Bill Whiting, ‘An Early Work Late in Life’

A series of happenstances led local artist Bill Whiting to put pen to paper to relive and re-experience years of memories about his late lover and his former life.

Whiting’s “An Early Work Late in Life: The Art and Life of Danny Allen” is a memoir-styled work that traces Whiting’s relationship with artist Danny Allen in the late 1960s and early ’70s in Rochester, N.Y., a time rife with free love and cannabis-smoking.

The story showcases Allen’s art and writing, which gives deeper insight into the complex and talented artist who readers learn from the beginning took his own life in 1974 at the age of 28.

Whiting’s tribute to Allen was rather serendipitous: Nearly 40 years after Allen’s suicide, a friend sent Whiting a forwarded email from an intern at the Rochester Memorial Art Gallery, who had found one of Allen’s paintings in storage. The initial email correspondence led the work, “Sunny Ducks,” to ultimately be featured in a collection of rarely seen gallery pieces — and opened a floodgate of memories for Whiting.

Whiting, who operates a political blog and is also working on publishing a series of short stories, started a blog recollecting his life with Allen, in part based on his own journals and featuring Allen’s own works — which the late artist’s family ultimately suggested he turn into a book.

“Once I got that first email, I started bringing out Dan’s portfolios and slides of his work and started the blog,” he said. “I got Dan’s family and mutual friends involved so people could comment and share their own recollections. So it was part my journals and also a group effort in a way. People would tweak my memory about something and a whole door would open, and a number of things I’d forgotten would come back to me.”

The book tells of all facets of Whiting and Allen’s relationship — playful moments in their apartment, adventures with hippie friends, an eclectic cast of characters involved in their lives — but also the darker issues they dealt with, including Allen’s depression, often evinced through his drawings.

Whiting said he dealt with longstanding issues of guilt after Allen’s suicide, which writing the book helped him to again confront.

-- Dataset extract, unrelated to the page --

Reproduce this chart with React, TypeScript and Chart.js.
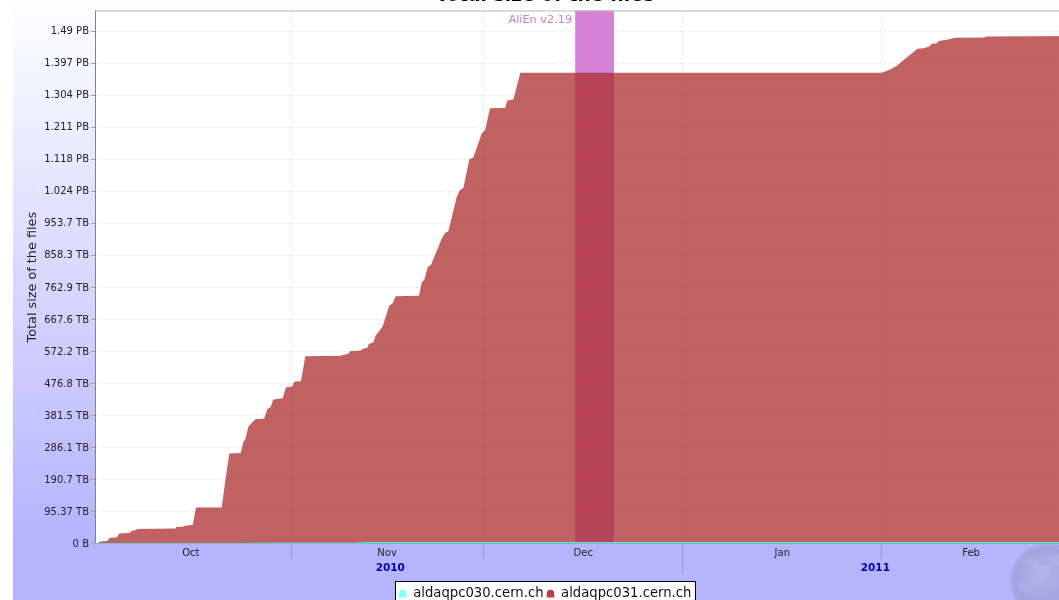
import React, { useEffect, useRef } from "react";
import { Chart, registerables } from "chart.js";

Chart.register(...registerables);

const FONT = "'DejaVu Sans', sans-serif";

const seriesNames = ["aldaqpc030.cern.ch", "aldaqpc031.cern.ch"];

// x = days after 1 Oct 2010, y = TB
const days031 = [0.47, 0.73, 1.25, 2.34, 2.8, 3.85, 4.25, 5.92, 6.18, 6.85, 7.06, 12.93, 13.08, 14.17, 14.49, 15.69, 16.2, 20.2, 20.87, 21.39, 23.16, 23.57, 23.94, 24.35, 25.08, 25.55, 26.82, 27.31, 27.8, 28.24, 29.7, 30.22, 31.2, 31.51, 32.55, 33.22, 38.63, 39.92, 40.19, 41.85, 42.17, 42.88, 43.15, 43.82, 44.19, 45.28, 46.31, 46.78, 47.31, 50.93, 51.36, 51.76, 52.29, 52.8, 54.47, 54.98, 55.5, 56.81, 57.32, 57.84, 58.77, 59.39, 60.7, 61.21, 61.99, 64.33, 64.69, 65.62, 66.71, 123, 124.3, 125.34, 126.37, 128.55, 129.49, 130.42, 130.79, 131.46, 131.93, 133.13, 134.42, 138.83, 139.36, 153.5];
const values031 = [0, 0, 6.9, 8, 17.9, 18.8, 30.7, 32.8, 38.7, 40.8, 43.8, 45.6, 49.8, 50.7, 53.6, 55.7, 108.2, 108.2, 202.6, 269.1, 270.3, 301.9, 315, 348.7, 363.6, 371.6, 372.5, 400.8, 406.2, 429.1, 433, 465.8, 467.9, 482.8, 483.7, 558.2, 559.3, 565.3, 573, 575.1, 580.2, 583.2, 595.1, 599, 619.8, 647.6, 709.2, 714.3, 736.9, 738.2, 778.7, 785.8, 823.4, 830.5, 908, 924.7, 929.8, 1032, 1054, 1058.8, 1144.3, 1149.4, 1220.9, 1230.7, 1296.3, 1297.2, 1319.2, 1322.2, 1401.5, 1402, 1411.6, 1422.4, 1439.3, 1473, 1475.1, 1480.2, 1487.9, 1489.1, 1496, 1499.8, 1505.8, 1507, 1510, 1511];

const days030 = [0.47, 23.5, 26.8, 41.5, 43, 153.5];
const values030 = [0, 0, 1.2, 1.5, 3, 3];

const yTickValues = [0, 95.37, 190.7, 286.1, 381.5, 476.8, 572.2, 667.6, 762.9, 858.3, 953.7, 1049, 1144.4, 1239.8, 1335.2, 1430.5, 1526];
const yTickLabels = ["0 B", "95.37 TB", "190.7 TB", "286.1 TB", "381.5 TB", "476.8 TB", "572.2 TB", "667.6 TB", "762.9 TB", "858.3 TB", "953.7 TB", "1.024 PB", "1.118 PB", "1.211 PB", "1.304 PB", "1.397 PB", "1.49 PB"];

const monthBoundaries = [31, 61, 92, 123];
const monthCentres = [15.4, 45.95, 76.5, 107.5, 136.9];
const monthLabels = ["Oct", "Nov", "Dec", "Jan", "Feb"];

const yearCentres = [46.45, 122];
const yearLabels = ["2010", "2011"];
const yearBoundary = 92;

const xMin = 0.47;
const xMax = 153.4;
const yMax = 1587;

const releaseLabel = "AliEn v2.19";
const releaseStart = 75.25;
const releaseEnd = 81.3;

function makeMarker(color: string) {
  const c = document.createElement("canvas");
  c.width = 9;
  c.height = 9;
  const g = c.getContext("2d")!;
  g.fillStyle = color;
  g.beginPath();
  g.arc(4.5, 4.5, 3.7, Math.PI, 0);
  g.lineTo(8.5, 8.5);
  g.lineTo(0.5, 8.5);
  g.closePath();
  g.fill();
  return c;
}

const backdrop = {
  id: "backdrop",
  beforeDraw(chart: any) {
    const { ctx, width, height, chartArea } = chart;
    ctx.save();
    const grad = ctx.createLinearGradient(0, 25, 0, 570);
    grad.addColorStop(0, "#FFFFFF");
    grad.addColorStop(1, "#B4B4FF");
    ctx.fillStyle = grad;
    ctx.fillRect(0, 0, width, height);

    // globe watermark, bottom right
    const gx = 1035, gy = 611, gr = 38;
    const rg = ctx.createRadialGradient(gx - 8, gy - 8, 4, gx, gy, gr);
    rg.addColorStop(0, "#ADB4E8");
    rg.addColorStop(0.8, "#A2A4E0");
    rg.addColorStop(1, "#ACACEA");
    ctx.fillStyle = rg;
    ctx.beginPath();
    ctx.arc(gx, gy, gr, 0, Math.PI * 2);
    ctx.fill();
    ctx.fillStyle = "rgba(185,190,238,0.3)";
    for (const [bx, by, brx, bry] of [[1018, 592, 9, 5], [1030, 604, 7, 9], [1044, 590, 8, 6], [1012, 618, 8, 5]]) {
      ctx.beginPath();
      ctx.ellipse(bx, by, brx, bry, 0.4, 0, Math.PI * 2);
      ctx.fill();
    }

    ctx.fillStyle = "#FFFFFF";
    ctx.fillRect(chartArea.left, chartArea.top, chartArea.right - chartArea.left, chartArea.bottom - chartArea.top);

    // legend frame
    const boxes = chart.legend.legendHitBoxes;
    if (boxes && boxes.length) {
      const left = boxes[0].left - 4;
      const last = boxes[boxes.length - 1];
      const right = last.left + last.width + 3;
      ctx.fillStyle = "#FFFFFF";
      ctx.strokeStyle = "#000000";
      ctx.lineWidth = 1;
      ctx.fillRect(Math.round(left) + 0.5, 611.5, Math.round(right - left), 40);
      ctx.strokeRect(Math.round(left) + 0.5, 611.5, Math.round(right - left), 40);
    }
    ctx.restore();
  },
};

const releaseBand = {
  id: "releaseBand",
  beforeDatasetsDraw(chart: any) {
    const { ctx, chartArea, scales } = chart;
    const a = scales.x.getPixelForValue(releaseStart);
    const b = scales.x.getPixelForValue(releaseEnd);
    ctx.save();
    ctx.fillStyle = "rgba(204,102,204,0.82)";
    ctx.fillRect(a, chartArea.top, b - a, chartArea.bottom - chartArea.top);
    ctx.fillStyle = "#C97FBF";
    ctx.font = "11.3px " + FONT;
    ctx.textAlign = "right";
    ctx.textBaseline = "middle";
    ctx.fillText(releaseLabel, a - 3, chartArea.top + 10);
    ctx.strokeStyle = "#B8B8B8";
    ctx.lineWidth = 1;
    ctx.beginPath();
    ctx.moveTo(chartArea.left, chartArea.top + 0.5);
    ctx.lineTo(chartArea.right, chartArea.top + 0.5);
    ctx.stroke();
    ctx.restore();
  },
};

export default function App() {
  const ref = useRef<HTMLCanvasElement>(null);

  useEffect(() => {
    const isBoundary = (v: number) => monthBoundaries.includes(v);
    const chart = new Chart(ref.current!, {
      type: "line",
      data: {
        datasets: [
          {
            label: seriesNames[0],
            data: days030.map((x, i) => ({ x, y: values030[i] })),
            borderColor: "#5FE8E8",
            backgroundColor: "rgba(110,235,235,0.85)",
            borderWidth: 1.4,
            fill: "origin",
            pointRadius: 0,
            pointStyle: makeMarker("#80FFFF") as any,
            tension: 0,
          },
          {
            label: seriesNames[1],
            data: days031.map((x, i) => ({ x, y: values031[i] })),
            borderColor: "rgba(172,46,46,0.1)",
            backgroundColor: "rgba(172,46,46,0.75)",
            borderWidth: 0,
            fill: "origin",
            pointRadius: 0,
            pointStyle: makeMarker("#B84040") as any,
            tension: 0,
          },
        ],
      },
      options: {
        animation: false,
        responsive: false,
        parsing: false as any,
        layout: { padding: 0 },
        scales: {
          x: {
            type: "linear",
            position: "bottom",
            weight: 1,
            min: xMin,
            max: xMax,
            afterBuildTicks(s: any) {
              s.ticks = [...monthCentres, ...monthBoundaries].sort((a, b) => a - b).map((value) => ({ value }));
            },
            afterFit(s: any) {
              s.height = 15;
            },
            ticks: {
              autoSkip: false,
              maxRotation: 0,
              padding: -11,
              color: "#222222",
              font: { family: FONT, size: 10 },
              callback: (v: any) => {
                const i = monthCentres.indexOf(Number(v));
                return i >= 0 ? monthLabels[i] : "";
              },
            },
            grid: {
              tickLength: 15,
              color: (c: any) => (c.tick && isBoundary(c.tick.value) ? "#E4E4E4" : "transparent"),
              tickColor: (c: any) => (c.tick && isBoundary(c.tick.value) ? "#9A9AB0" : "transparent"),
            },
            border: { color: "#808090", dash: [2, 2] },
          },
          x2: {
            type: "linear",
            position: "bottom",
            weight: 2,
            min: xMin,
            max: xMax,
            afterBuildTicks(s: any) {
              s.ticks = [yearCentres[0], yearBoundary, yearCentres[1]].map((value) => ({ value }));
            },
            afterFit(s: any) {
              s.height = 25;
            },
            ticks: {
              autoSkip: false,
              maxRotation: 0,
              padding: -12,
              color: "#0000B0",
              font: { family: FONT, size: 10.5, weight: "bold" },
              callback: (v: any) => {
                const i = yearCentres.indexOf(Number(v));
                return i >= 0 ? yearLabels[i] : "";
              },
            },
            grid: {
              drawOnChartArea: false,
              tickLength: 15,
              tickColor: (c: any) => (c.tick && c.tick.value === yearBoundary ? "#9A9AB0" : "transparent"),
            },
            border: { display: false },
          },
          y: {
            type: "linear",
            position: "left",
            min: 0,
            max: yMax,
            afterBuildTicks(s: any) {
              s.ticks = yTickValues.map((value) => ({ value }));
            },
            afterFit(s: any) {
              s.width = 82;
            },
            title: {
              display: true,
              text: "Total size of the files",
              color: "#222222",
              font: { family: FONT, size: 12.8 },
              padding: { top: 11.5, bottom: 0 },
            },
            ticks: {
              autoSkip: false,
              padding: 2,
              labelOffset: 0.5,
              color: "#222222",
              font: { family: FONT, size: 10 },
              callback: (v: any) => {
                const i = yTickValues.indexOf(Number(v));
                return i >= 0 ? yTickLabels[i] : "";
              },
            },
            grid: { tickLength: 4, color: "#E8E8E8", tickColor: "#9A9AB0" },
            border: { color: "#808090", dash: [2, 2] },
          },
        },
        plugins: {
          title: {
            display: true,
            text: "Total size of the files",
            color: "#000000",
            font: { family: FONT, size: 18.7, weight: "bold" },
            padding: { top: 14.8, bottom: 3.3 },
          },
          legend: {
            display: true,
            position: "bottom",
            padding: 0,
            labels: {
              usePointStyle: true,
              boxWidth: 8,
              padding: 3,
              color: "#111111",
              font: { family: FONT, size: 13.2 },
            },
          } as any,
          tooltip: { enabled: false },
        },
      } as any,
      plugins: [backdrop, releaseBand],
    });
    return () => chart.destroy();
  }, []);

  return (
    <div style={{ position: "fixed", left: 0, top: 0, width: 1059, height: 600, overflow: "hidden", background: "#FFFFFF" }}>
      <canvas ref={ref} width={1064} height={640} style={{ position: "absolute", left: 13, top: -30, width: 1064, height: 640 }} />
    </div>
  );
}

“It took a long time for me to see that Dan’s choices were really his own. For many years, I blamed myself for his decision, which in hindsight is a natural one, although it may not be an accurate one,” he said. “But I’ve forgiven myself to a large degree. I learned through this process that people admired me more than I thought, which helped.”

Since the book’s publication, Whiting said friends of Allen have continued to contact him with stories and works of Allen, some of which he hopes to include in future reprints.

Although Allen lived a short life, Whiting said he saw through the writing of the book that his impact has been lifelong.

“I realized how much I loved Danny and still do to this day. I will always miss him and, until this writing came along, I spent a lot of years trying to push him down into a place in my heart and memory where he wasn’t omnipresent. But that didn’t work. He is always going to be on my mind and in my heart, and doing this allowed me to say that that’s OK. He is the love of my life, and I can embrace that and not try to run away from it; I needed to just let that be a part of me and now it is.”

Bill Whiting will read from “An Early Work Late in Life” at 5:30 p.m. June 1 at Giovanni’s Room, 345 S. 12th St.